Do PRI signatory funds perform better than non-signatories?

Comparison of five-year returns and average costs suggests responsible investment funds have an edge

Do PRI signatory funds perform better than non-signatories?

While detractors of ESG may believe that responsible investment leads to increased costs and worse performance for fund managers, a new study suggests that responsible investing is actually correlated with better results.

The study, conducted by CEM Benchmarking, looked at data encompassing pension funds, sovereign wealth funds, buffer funds, and others, and compared the performance of 42 signatories to the UN Principles for Responsible Investing over a five-year period with those of non-signatory funds. The funds studied covered four geographies: the U.S., Canada, the U.K. and the Netherlands.

“Almost half of the PRI signatories that participated in the CEM database were European funds, whereas more than half of the non-PRI signatories were based in the U.S.,” CEM noted.

PRI signatories tend to be larger than non-PRI signatories, the paper said. In Canada, PRI signatories were 10 times the size of their non-PRI counterparts on average, whereas the PRI funds in other regions are just five times larger on average than non-PRI funds.

On average, PRI signatories manage 35% of their assets internally, compared to 11% for non-PRI entities.

Looking at the five-year period ending in 2018, the researchers found that PRI signatories had a higher average net return, in terms of the local currency, in the U.S., Canada, and the U.K. In the Netherlands, PRI signatories had a slightly lower average net return.

The trend was similar when looking at the average net annual return, with all four countries showing broadly that PRI signatories tended to show better performance.

Some data points stood out for certain years – for instance, Canadian PRI signatories tended to represent large funds that outperformed in 2015 and 2018. Non-signatories in the Netherlands, the researchers added, were more often corporates whose larger fixed-income allocations were “focused on immunizing their liability.”

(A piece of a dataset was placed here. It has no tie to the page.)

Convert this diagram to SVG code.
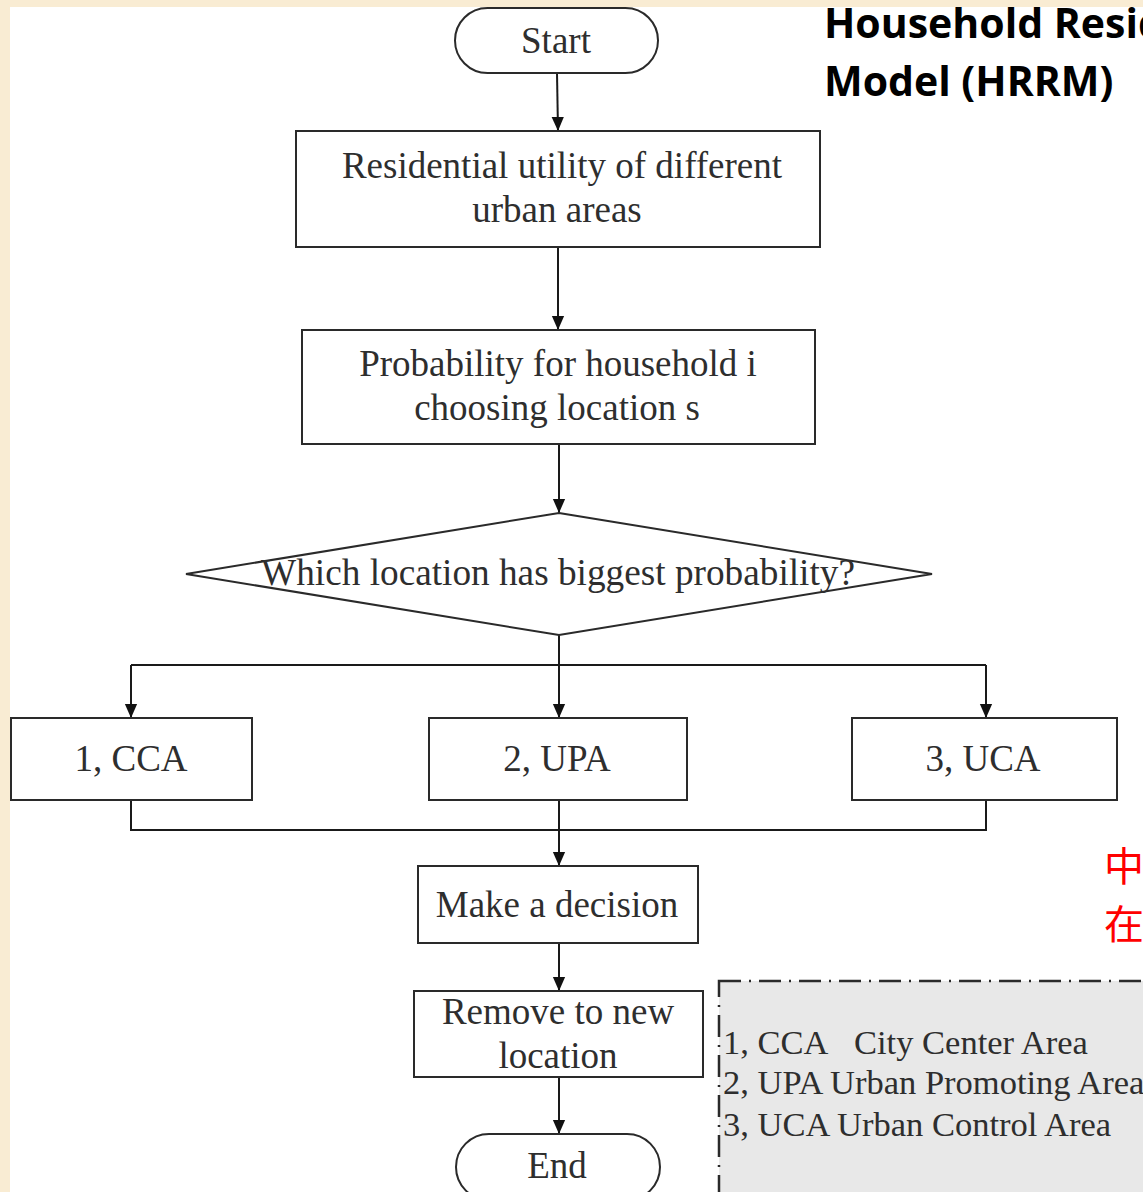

Looking at costs, the researchers found PRI signatories to have lower costs than their non-PRI counterparts on both an absolute basis and relative to a benchmark that adjusts for differences in the size and asset mix of each fund. While the average total investment cost for PRI signatories in 2018 was 44.8 bps, non-PRI signatories saw total costs of 52.1 bps on average.

“One reason PRI funds are lower cost on both an absolute and relative to benchmark basis is that they are more internally managed on average,” the researchers said. “Internal management tends to be lower cost than external management.”